Attorney General William P. Barr is expected to release special counsel Robert Mueller’s report in a redacted form to Congress and the public on Thursday morning, a Justice Department official said Monday.
The nearly 400-page report is the most anticipated political report in the last 20 years as both Republicans and Democrats scramble to defend or attack President Trump in the wake of its release.
“The Mueller Report, which was written by 18 Angry Democrats who also happen to be Trump Haters (and Clinton Supporters), should have focused on the people who SPIED on my 2016 Campaign, and others who fabricated the whole Russia Hoax. That is, never forget, the crime….,” he tweeted.
In a follow-up tweet, the president said there shouldn’t have been an investigation at all.
“Since there was no Collusion, why was there an Investigation in the first place! Answer — Dirty Cops, Dems and Crooked Hillary,” he wrote.
Mr. Barr summarized the special counsel’s findings last month in a four-page letter to Congress. He wrote that Mr. Mueller concluded there wasn’t evidence to indicate Mr. Trump or members of his campaign conspired with Russia to win the White House.
Although Mr. Barr’s summary apparently clears the president of the most damning charge, collusion, there is still much debate over the obstruction issue. Mr. Barr and Deputy Attorney General Rod Rosenstein said there is not enough evidence to charge Mr. Trump with obstruction. But he also did not give him a pass, saying the report does not conclude he committed a crime but does not exonerate him.
Nonetheless, Mr. Trump has already claimed “total exoneration” based on the four-page summary.

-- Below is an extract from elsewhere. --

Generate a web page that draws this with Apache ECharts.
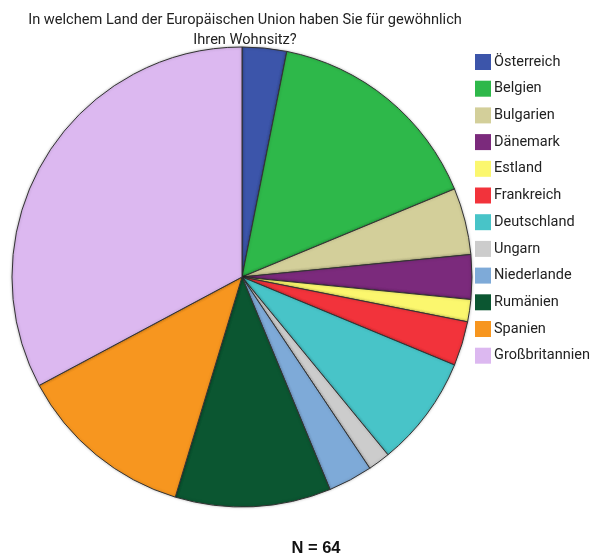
<!DOCTYPE html>
<html>
<head>
<meta charset="utf-8">
<script src="https://cdn.jsdelivr.net/npm/echarts@6/dist/echarts.min.js"></script>
<style>html,body{margin:0;padding:0;background:#fff}#c{width:597px;height:558px}</style>
</head>
<body>
<div id="c"></div>
<script>
const categories = ['Österreich','Belgien','Bulgarien','Dänemark','Estland','Frankreich','Deutschland','Ungarn','Niederlande','Rumänien','Spanien','Großbritannien'];
const counts = [2,10,3,2,1,2,5,1,2,7,8,21];
const colors = ['#3c55aa','#2eb84a','#d3cf9a','#7b2a7c','#fbf76e','#f2333b','#48c4c8','#cccccc','#7eaad8','#0b5631','#f7961f','#dcb8f0'];
const titleText = 'In welchem Land der Europäischen Union haben Sie für gewöhnlich\nIhren Wohnsitz?';
const footText = 'N = 64';

const chart = echarts.init(document.getElementById('c'));
chart.setOption({
  animation: false,
  color: colors,
  title: [{
    text: titleText,
    left: 240, top: 5, textAlign: 'center',
    textStyle: {fontFamily: 'Roboto', fontWeight: 'normal', fontSize: 14.6, color: '#222', lineHeight: 20}
  },{
    text: footText,
    left: 311, top: 535, textAlign: 'center',
    textStyle: {fontFamily: 'Liberation Sans', fontWeight: 'bold', fontSize: 16.5, color: '#111'}
  }],
  legend: {
    orient: 'vertical', left: 470, top: 49,
    itemWidth: 16, itemHeight: 16, itemGap: 10.7,
    icon: 'rect',
    itemStyle: {borderWidth: 0},
    textStyle: {fontFamily: 'Roboto', fontSize: 14.5, color: '#222', lineHeight: 16, padding: [0,0,0,-2]},
    data: categories
  },
  series: [{
    type: 'pie',
    center: [242, 277],
    radius: 230,
    startAngle: 90,
    clockwise: true,
    label: {show: false},
    labelLine: {show: false},
    itemStyle: {borderColor: '#333', borderWidth: 1, shadowColor: 'rgba(0,0,0,0.25)', shadowBlur: 3},
    emphasis: {disabled: true},
    data: categories.map((n, i) => ({name: n, value: counts[i]}))
  }]
});
</script>
</body>
</html>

The full report, although likely heavily redacted, is expected to shed more light on these issues. Mr. Barr wrote that the special counsel’s team issued more than 2,800 subpoenas, executed nearly 500 search warrants, obtained more than 230 orders for records and interviewed 500 witnesses. Those documents should produce reams of information uncovered by the sprawling 22-month investigation.
Still, it is unclear how much the public and Congress will get to see. Mr. Barr said earlier this month that every page of Mr. Mueller’s report contains confidential information. He added the Justice Department has identified four categories of protected information and each one will have a different color code to explain why it was redacted.
The confidential data is said to include grand jury evidence, sensitive U.S. intelligence material, details about ongoing investigations, and information that could unduly infringe on the “personal privacy and repetitional interests” of peripheral third parties.
Despite the lack of information, both sides are quickly preparing a response. One of Mr. Trump’s attorneys, Rudolph W. Giuliani, said Sunday the president’s legal team has prepared a counter-report to challenge Mr. Mueller’s assertion. The team was “polishing it up,” he said.
The White House report is a likely response to Mr. Barr’s pledge to a Senate panel last week that he would not hide unflattering details about Mr. Trump. Mr. Barr said he hasn’t consulted with the White House, but when pressed by House Democrats, the attorney general declined to say whether he briefed the administration on the report’s contents.
Democrats, meanwhile, have a subpoena ready to go if Mr. Barr’s latest release does not fulfill their desire for damaging information on the president. They have demanded a full, unredacted version along with underlying evidence.
Mr. Barr said he’s willing to work with Democrats to meet their demands.